Conspicuous by its absence in my review so far has been the absence of the father as potentially responsible for the early tibial fracture and the old haemorrhage in the left eye. I do not believe the local authority pursue the latter, but if they do similar considerations apply, as to the leg. There is overwhelming evidence having regard to my findings in relation to the mother being responsible for both; it seems inherently unlikely that A would have sustained two leg injuries on separate occasions, one from each parent (the father clearly could not be responsible for the later fracture, or all the other later injuries, or to the eyes). Whilst such a situation is not impossible, it is highly unlikely. I do not consider here that there is, or could be, active collusion between the parents, or two perpetrators of abusive conduct.

77.

The mother was usually alone with the children, the father not. The earlier fracture was identified by the father, he sought with a degree of determination to seek medical assistance. It is unlikely (though not impossible) that he would have done so had he been responsible. (I note here the mother’s responses at the time which are much more likely to denote responsibility).

78.

Similar points can be made in relation to the bleeding and multiple retinal haemorrhages, themselves similar to the older injuries – there is here a pattern which save for the first, demonstrably have nothing to do with the father.

79.

Whilst the local authority do not vigorously maintain that the father could be responsible, they do assert that the father displayed a serious failure to protect A from serious emotional harm and physical neglect. He was taken at length through the contended aspects, the mother being “detached”, a lack of patience when feeding, gritting her teeth when caring for her, shouting at her and physical remonstrations – tapping her bottom, seizing her face and cheek, or forcing her head backwards. The father described or tried to put into context these behaviours. In black and white, and with the benefit of hindsight, they portray a worrying picture. It is said that he failed to take reasonable steps to protect the children.

80.

A was only cared for at home for just over 3 months. The worrying behaviours came to the father’s attention during the last weeks. The mother had a lot on her plate. She was obviously mostly affectionate and behaved appropriately as well as on occasion being frustrated. There was a raft of professional involvement and support. The father (I accept his evidence on this point) did try to get the mother to be more patient and understanding.

81.

Families go through difficult times.
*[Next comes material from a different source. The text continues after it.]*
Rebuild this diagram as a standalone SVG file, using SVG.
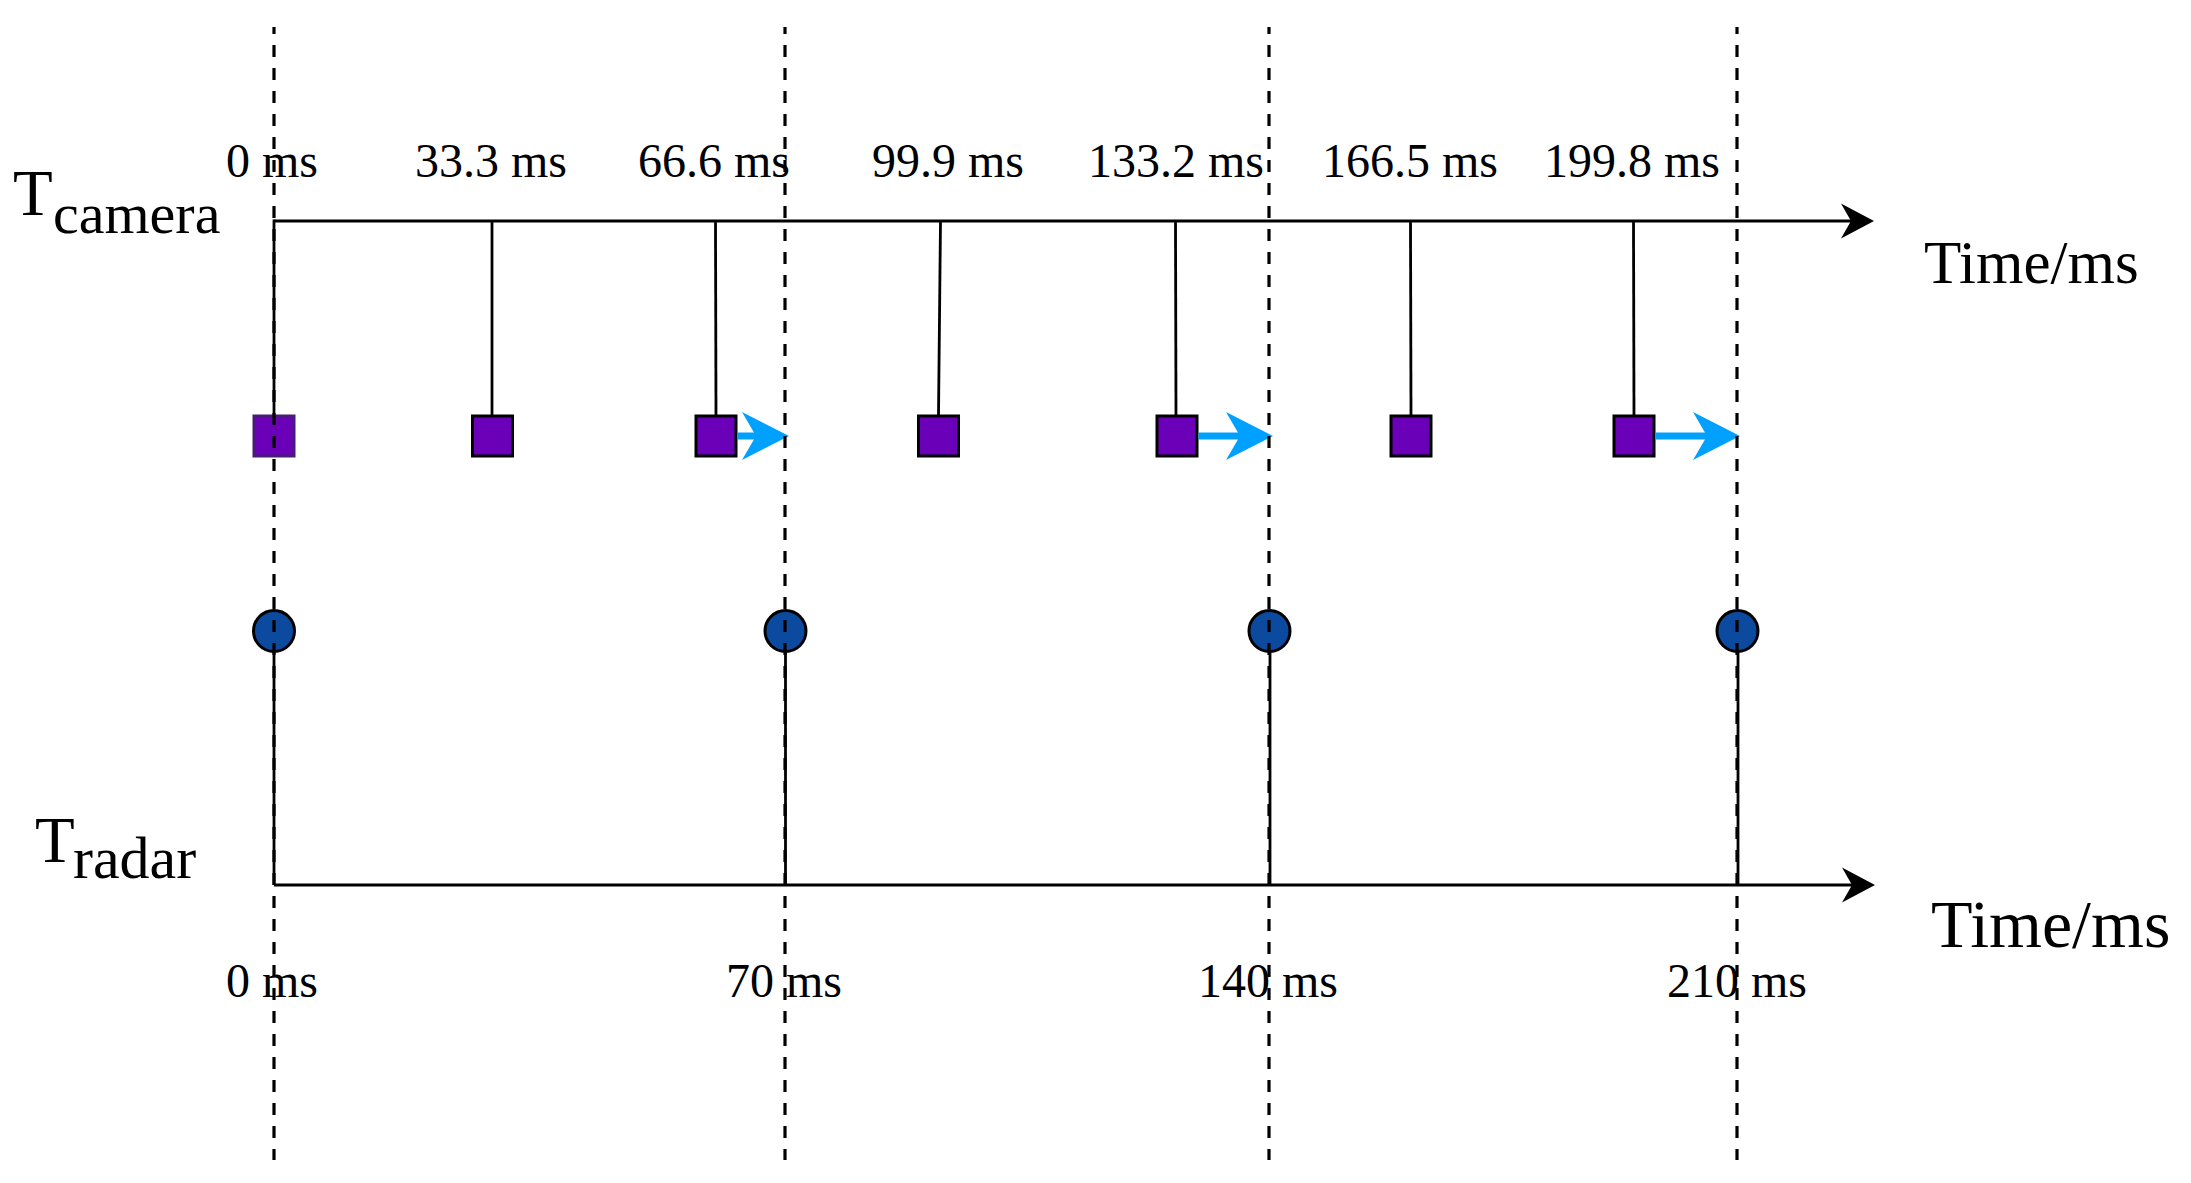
<svg xmlns="http://www.w3.org/2000/svg" width="2191" height="1183" viewBox="0 0 2191 1183">
<style>
.axis{stroke:#000;stroke-width:3.2;fill:none}
.stem{stroke:#000;stroke-width:2.8;fill:none}
.cam{fill:#6a00b8;stroke:#000;stroke-width:3}
.rad{fill:#0b4a9e;stroke:#000;stroke-width:3}
.shift{stroke:#00a0ff;stroke-width:7;fill:none}
.guide{stroke:#000;stroke-width:3.2;stroke-dasharray:12 11;stroke-dashoffset:5}
text{font-family:"Liberation Serif","Times New Roman",serif;fill:#000}
.tick{font-size:48px;text-anchor:middle}
.unit{font-size:61px}
.big{font-size:65px}
.sub{font-size:58px}
</style>
<defs>
<marker id="axhead" viewBox="-34 -18 35 36" markerWidth="35" markerHeight="36" refX="-14" refY="0" orient="auto" markerUnits="userSpaceOnUse">
<path d="M0,0 L-33,-17.5 L-23,0 L-33,17.5 Z" fill="#000"/>
</marker>
<marker id="bluehead" viewBox="-48 -25 49 50" markerWidth="49" markerHeight="50" refX="-20" refY="0" orient="auto" markerUnits="userSpaceOnUse">
<path d="M0,0 L-47,-24 L-33,0 L-47,24 Z" fill="#00a0ff"/>
</marker>
</defs>
<rect width="2191" height="1183" fill="#fff"/>

<g id="labels">
<text class="big" x="13" y="215">T<tspan class="sub" x="53" y="233">camera</tspan></text>
<text class="big" x="35" y="862">T<tspan class="sub" x="73" y="878" style="font-size:60px">radar</tspan></text>
<text class="unit" x="1924" y="283">Time/ms</text>
<text class="unit" x="1931" y="947" style="font-size:68px">Time/ms</text>
<text class="tick" x="272" y="177">0 ms</text>
<text class="tick" x="491" y="177">33.3 ms</text>
<text class="tick" x="714" y="177">66.6 ms</text>
<text class="tick" x="948" y="177">99.9 ms</text>
<text class="tick" x="1176" y="177">133.2 ms</text>
<text class="tick" x="1410" y="177">166.5 ms</text>
<text class="tick" x="1632" y="177">199.8 ms</text>
<text class="tick" x="272" y="997">0 ms</text>
<text class="tick" x="784" y="997">70 ms</text>
<text class="tick" x="1268" y="997">140 ms</text>
<text class="tick" x="1737" y="997">210 ms</text>
</g>

<g id="camera-axis">
<line class="axis" x1="274" y1="221" x2="1860" y2="221" marker-end="url(#axhead)"/>
</g>
<g id="radar-axis">
<line class="axis" x1="274" y1="885" x2="1861" y2="885" marker-end="url(#axhead)"/>
</g>

<g id="cam-0"><line class="stem" x1="274" y1="219.5" x2="274" y2="416"/><rect class="cam" x="254" y="416" width="40" height="40" style="stroke:#4a1a78"/></g>
<g id="cam-33"><line class="stem" x1="492" y1="221" x2="492" y2="416"/><rect class="cam" x="472.5" y="416" width="40" height="40"/></g>
<g id="cam-66"><line class="stem" x1="715.5" y1="221" x2="716" y2="416"/><rect class="cam" x="696" y="416" width="40" height="40"/></g>
<g id="cam-99"><line class="stem" x1="940.5" y1="221" x2="938.5" y2="416"/><rect class="cam" x="918.5" y="416" width="40" height="40"/></g>
<g id="cam-133"><line class="stem" x1="1175.5" y1="221" x2="1176" y2="416"/><rect class="cam" x="1157" y="416" width="40" height="40"/></g>
<g id="cam-166"><line class="stem" x1="1410.5" y1="221" x2="1411" y2="416"/><rect class="cam" x="1391" y="416" width="40" height="40"/></g>
<g id="cam-199"><line class="stem" x1="1633.5" y1="221" x2="1634" y2="416"/><rect class="cam" x="1614" y="416" width="40" height="40"/></g>

<g id="rad-0"><line class="stem" x1="274" y1="652" x2="274" y2="885"/><circle class="rad" cx="274" cy="631" r="20.5"/></g>
<g id="rad-70"><line class="stem" x1="785.5" y1="652" x2="785.5" y2="885"/><circle class="rad" cx="785.5" cy="631" r="20.5"/></g>
<g id="rad-140"><line class="stem" x1="1270" y1="652" x2="1270" y2="885"/><circle class="rad" cx="1269.5" cy="631" r="20.5"/></g>
<g id="rad-210"><line class="stem" x1="1738" y1="652" x2="1738" y2="885"/><circle class="rad" cx="1737.5" cy="631" r="20.5"/></g>

<g id="connectors">
<line class="shift" x1="737.5" y1="436" x2="769" y2="436" marker-end="url(#bluehead)"/>
<line class="shift" x1="1198.5" y1="436" x2="1253" y2="436" marker-end="url(#bluehead)"/>
<line class="shift" x1="1655.5" y1="436" x2="1720" y2="436" marker-end="url(#bluehead)"/>
</g>

<g id="guides">
<line class="guide" x1="274" y1="27" x2="274" y2="1160"/>
<line class="guide" x1="785" y1="27" x2="785" y2="1160"/>
<line class="guide" x1="1269" y1="27" x2="1269" y2="1160"/>
<line class="guide" x1="1737" y1="27" x2="1737" y2="1160"/>
</g>
</svg>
The parents are traditional in outlook and understanding, and were unlikely to lay themselves and their relationship bare, until it became obvious that the relationship was in crisis, even so the father in my view was entitled to hope and believe that the very great raft of professional support would help the mother and her relationship with A. I accept the father’s evidence. I do not think that his failure to report his concerns begins to meet the s31 threshold triggers, nor do I think that there was an element of failure to protect the children. In the real world, intelligent adults are entitled to think that they will be able to sort out what they believe at that time to be short term problems and difficulties, without “reporting” their anxieties to others. How could the father possibly have known that the mother’s covert behaviours would have led to the death of A? I do not consider either that the father’s suggested passivity requires addressing. Knowing that the mother was responsible for the death of A, the father is hardly likely to put B’s welfare, let alone, life, at risk.

82.

Unusually, having regard to my clear perspectives of the parents’ evidence, I have already ordered that B should return to the care of his father, a decision which I remain convinced was, and is, the right one.